Recorded data
╭──
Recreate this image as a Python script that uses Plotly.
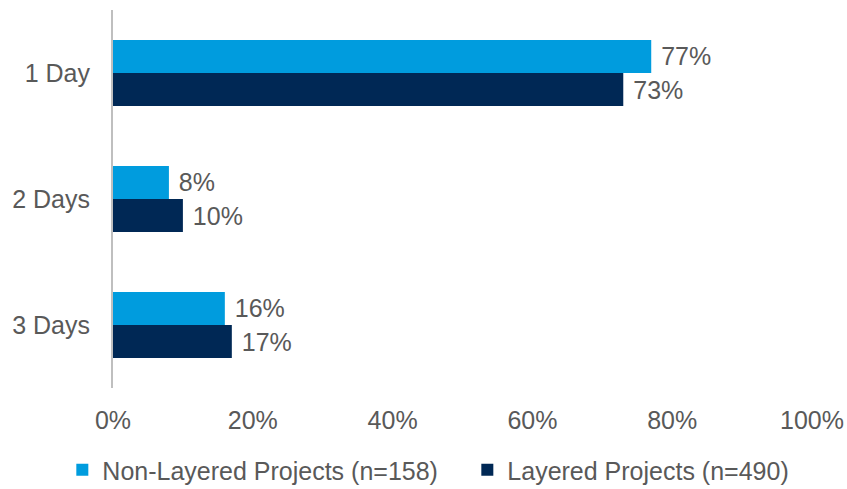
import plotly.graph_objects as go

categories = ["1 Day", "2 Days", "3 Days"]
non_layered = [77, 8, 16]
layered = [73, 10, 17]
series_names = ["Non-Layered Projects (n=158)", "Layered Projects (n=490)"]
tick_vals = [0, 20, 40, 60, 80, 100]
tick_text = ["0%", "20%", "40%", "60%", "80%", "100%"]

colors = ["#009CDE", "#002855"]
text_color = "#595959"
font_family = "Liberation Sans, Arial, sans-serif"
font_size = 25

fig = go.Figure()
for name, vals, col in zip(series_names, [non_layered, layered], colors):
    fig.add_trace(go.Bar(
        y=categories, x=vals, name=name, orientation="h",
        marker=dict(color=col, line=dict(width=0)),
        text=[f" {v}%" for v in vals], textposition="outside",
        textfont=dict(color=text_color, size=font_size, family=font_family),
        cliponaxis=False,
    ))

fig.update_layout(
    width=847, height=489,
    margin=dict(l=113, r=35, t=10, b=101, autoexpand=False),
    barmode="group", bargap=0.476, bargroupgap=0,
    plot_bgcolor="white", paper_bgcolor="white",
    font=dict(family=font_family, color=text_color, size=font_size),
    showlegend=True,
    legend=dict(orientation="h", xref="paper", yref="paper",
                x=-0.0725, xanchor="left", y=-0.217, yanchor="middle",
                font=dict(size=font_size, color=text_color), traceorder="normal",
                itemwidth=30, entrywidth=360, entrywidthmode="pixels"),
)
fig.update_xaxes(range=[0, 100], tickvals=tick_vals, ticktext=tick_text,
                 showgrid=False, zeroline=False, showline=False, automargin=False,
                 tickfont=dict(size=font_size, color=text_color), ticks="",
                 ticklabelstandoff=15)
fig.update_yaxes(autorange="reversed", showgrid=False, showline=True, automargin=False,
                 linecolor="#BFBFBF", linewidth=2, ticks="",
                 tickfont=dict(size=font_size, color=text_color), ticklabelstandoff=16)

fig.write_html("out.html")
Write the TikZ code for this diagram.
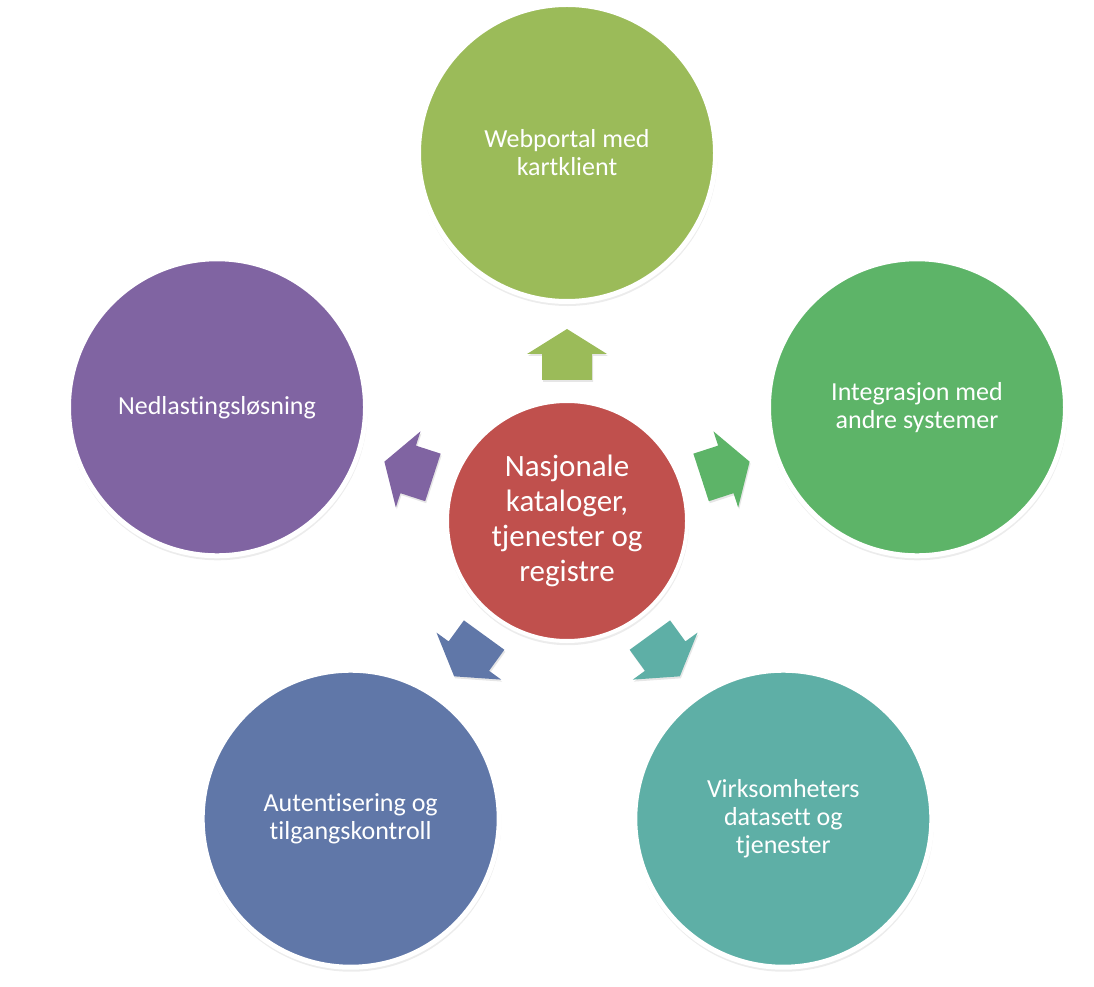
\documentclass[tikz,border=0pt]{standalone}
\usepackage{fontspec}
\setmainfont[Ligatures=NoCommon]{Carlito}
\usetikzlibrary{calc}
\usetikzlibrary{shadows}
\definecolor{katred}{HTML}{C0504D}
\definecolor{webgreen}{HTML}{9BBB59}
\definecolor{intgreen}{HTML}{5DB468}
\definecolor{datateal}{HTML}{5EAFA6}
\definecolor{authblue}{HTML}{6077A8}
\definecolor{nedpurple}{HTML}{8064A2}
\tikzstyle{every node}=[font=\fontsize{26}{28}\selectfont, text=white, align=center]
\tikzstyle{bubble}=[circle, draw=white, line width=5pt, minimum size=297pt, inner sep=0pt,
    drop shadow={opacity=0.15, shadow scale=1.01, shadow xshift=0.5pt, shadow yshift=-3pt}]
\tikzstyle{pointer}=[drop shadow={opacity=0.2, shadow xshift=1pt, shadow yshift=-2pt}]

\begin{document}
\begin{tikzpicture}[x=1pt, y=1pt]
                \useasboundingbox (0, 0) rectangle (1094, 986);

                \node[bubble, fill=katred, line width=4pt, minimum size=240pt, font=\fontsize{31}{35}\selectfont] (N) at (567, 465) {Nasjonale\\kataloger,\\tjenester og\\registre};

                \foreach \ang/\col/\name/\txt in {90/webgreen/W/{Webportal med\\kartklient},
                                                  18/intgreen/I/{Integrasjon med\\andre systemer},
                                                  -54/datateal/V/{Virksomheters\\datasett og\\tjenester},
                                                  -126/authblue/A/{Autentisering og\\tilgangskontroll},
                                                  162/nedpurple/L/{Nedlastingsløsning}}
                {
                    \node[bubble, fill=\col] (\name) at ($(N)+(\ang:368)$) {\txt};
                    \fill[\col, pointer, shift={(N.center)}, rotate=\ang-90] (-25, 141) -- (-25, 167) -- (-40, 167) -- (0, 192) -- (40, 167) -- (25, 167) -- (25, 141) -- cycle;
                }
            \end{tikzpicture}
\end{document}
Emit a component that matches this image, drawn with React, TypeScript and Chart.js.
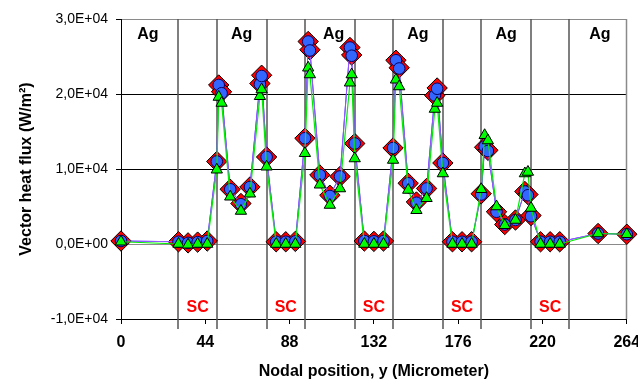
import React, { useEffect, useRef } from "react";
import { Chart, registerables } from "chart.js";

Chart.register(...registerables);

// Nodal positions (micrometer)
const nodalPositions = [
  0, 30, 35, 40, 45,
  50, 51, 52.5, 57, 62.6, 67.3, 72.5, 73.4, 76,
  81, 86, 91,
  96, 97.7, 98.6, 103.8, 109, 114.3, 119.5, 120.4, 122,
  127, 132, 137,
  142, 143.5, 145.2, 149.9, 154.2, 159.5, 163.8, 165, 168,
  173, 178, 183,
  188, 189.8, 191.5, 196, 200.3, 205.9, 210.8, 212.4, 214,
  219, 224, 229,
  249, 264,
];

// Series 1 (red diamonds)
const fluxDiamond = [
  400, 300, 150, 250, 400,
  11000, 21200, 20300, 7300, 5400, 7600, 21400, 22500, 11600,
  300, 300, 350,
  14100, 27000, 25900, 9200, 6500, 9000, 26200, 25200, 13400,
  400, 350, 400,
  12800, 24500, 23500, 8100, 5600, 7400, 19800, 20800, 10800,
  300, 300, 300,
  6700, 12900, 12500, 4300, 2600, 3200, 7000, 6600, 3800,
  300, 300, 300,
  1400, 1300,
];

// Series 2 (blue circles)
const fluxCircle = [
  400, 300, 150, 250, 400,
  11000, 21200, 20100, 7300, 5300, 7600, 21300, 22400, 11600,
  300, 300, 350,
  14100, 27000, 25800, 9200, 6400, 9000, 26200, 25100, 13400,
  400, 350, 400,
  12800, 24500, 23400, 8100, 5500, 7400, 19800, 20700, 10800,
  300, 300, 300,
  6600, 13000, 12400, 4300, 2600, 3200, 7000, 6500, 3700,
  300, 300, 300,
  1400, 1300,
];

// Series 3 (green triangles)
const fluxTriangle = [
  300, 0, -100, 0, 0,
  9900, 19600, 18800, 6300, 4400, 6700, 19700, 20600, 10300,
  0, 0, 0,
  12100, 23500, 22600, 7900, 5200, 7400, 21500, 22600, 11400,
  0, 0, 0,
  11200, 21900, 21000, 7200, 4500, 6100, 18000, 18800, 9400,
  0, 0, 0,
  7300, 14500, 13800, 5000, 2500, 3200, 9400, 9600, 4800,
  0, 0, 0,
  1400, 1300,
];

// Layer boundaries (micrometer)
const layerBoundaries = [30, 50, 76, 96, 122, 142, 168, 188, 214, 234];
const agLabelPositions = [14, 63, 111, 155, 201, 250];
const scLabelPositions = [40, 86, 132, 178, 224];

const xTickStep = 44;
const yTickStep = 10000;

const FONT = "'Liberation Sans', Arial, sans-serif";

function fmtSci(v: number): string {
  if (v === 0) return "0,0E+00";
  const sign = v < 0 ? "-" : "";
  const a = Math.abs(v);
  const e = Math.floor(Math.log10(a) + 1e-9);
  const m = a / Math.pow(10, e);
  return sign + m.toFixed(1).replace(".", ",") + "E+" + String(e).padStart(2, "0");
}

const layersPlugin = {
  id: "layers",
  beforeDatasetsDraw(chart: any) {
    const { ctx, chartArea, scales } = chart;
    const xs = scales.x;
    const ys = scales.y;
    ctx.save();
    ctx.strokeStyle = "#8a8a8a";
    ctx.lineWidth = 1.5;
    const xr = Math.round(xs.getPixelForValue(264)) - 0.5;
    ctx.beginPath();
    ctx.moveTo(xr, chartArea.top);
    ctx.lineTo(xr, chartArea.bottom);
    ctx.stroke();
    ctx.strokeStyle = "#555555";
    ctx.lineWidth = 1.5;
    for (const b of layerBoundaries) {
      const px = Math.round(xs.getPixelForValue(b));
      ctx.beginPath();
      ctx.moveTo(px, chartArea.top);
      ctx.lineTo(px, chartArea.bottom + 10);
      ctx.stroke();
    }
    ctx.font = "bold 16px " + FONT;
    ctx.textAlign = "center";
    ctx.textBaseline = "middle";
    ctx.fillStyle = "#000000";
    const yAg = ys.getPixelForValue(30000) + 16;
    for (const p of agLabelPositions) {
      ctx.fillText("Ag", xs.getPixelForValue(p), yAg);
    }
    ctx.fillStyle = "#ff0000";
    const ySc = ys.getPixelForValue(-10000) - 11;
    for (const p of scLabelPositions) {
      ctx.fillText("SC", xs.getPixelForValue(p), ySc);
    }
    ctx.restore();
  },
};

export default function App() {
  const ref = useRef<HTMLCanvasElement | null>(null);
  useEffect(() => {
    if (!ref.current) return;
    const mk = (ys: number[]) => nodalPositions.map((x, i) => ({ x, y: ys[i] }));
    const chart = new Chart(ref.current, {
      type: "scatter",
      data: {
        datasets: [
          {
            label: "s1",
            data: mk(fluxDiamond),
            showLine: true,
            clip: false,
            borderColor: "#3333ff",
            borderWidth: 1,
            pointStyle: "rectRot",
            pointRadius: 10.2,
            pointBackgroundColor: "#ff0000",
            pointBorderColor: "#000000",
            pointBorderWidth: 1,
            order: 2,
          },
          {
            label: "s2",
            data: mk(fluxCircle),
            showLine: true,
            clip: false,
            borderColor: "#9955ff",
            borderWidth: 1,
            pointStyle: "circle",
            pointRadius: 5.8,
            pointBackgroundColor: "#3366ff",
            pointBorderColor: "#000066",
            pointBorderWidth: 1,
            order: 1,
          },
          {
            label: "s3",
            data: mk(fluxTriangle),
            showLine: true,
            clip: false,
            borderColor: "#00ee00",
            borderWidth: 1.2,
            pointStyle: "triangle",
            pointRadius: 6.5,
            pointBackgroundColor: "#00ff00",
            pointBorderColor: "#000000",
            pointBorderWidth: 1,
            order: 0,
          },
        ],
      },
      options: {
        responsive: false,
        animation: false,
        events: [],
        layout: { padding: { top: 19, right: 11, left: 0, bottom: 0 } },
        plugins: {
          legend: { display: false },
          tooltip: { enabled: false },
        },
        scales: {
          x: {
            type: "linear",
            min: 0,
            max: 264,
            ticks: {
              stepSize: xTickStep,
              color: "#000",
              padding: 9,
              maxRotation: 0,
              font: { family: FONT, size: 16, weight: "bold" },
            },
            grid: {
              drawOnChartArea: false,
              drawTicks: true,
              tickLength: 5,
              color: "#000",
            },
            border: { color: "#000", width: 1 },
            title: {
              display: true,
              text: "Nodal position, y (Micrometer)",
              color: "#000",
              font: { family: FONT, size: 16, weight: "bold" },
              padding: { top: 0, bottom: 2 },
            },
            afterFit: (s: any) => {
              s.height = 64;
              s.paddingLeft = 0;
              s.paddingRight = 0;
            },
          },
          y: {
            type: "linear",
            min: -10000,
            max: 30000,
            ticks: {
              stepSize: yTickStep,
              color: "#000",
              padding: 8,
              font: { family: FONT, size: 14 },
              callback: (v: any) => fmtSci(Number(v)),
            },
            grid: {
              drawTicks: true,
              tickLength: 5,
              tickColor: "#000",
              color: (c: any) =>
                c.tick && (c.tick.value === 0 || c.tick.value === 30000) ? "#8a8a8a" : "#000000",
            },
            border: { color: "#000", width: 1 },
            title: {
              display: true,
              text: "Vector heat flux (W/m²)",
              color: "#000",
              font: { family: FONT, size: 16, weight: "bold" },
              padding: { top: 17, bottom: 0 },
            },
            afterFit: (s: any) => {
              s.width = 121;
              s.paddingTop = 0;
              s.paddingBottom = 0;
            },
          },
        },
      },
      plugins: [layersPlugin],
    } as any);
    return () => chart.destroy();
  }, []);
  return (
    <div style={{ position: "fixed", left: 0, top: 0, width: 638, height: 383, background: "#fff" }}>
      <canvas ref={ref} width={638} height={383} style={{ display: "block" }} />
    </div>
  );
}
╰──
▸ **THE EXERCISE**
Using the entries above, return each line in which the word "that" occurs.

▸ **REPLY**
Recreate this image as a Python script that uses Plotly.
Emit a component that matches this image, drawn with React, TypeScript and Chart.js.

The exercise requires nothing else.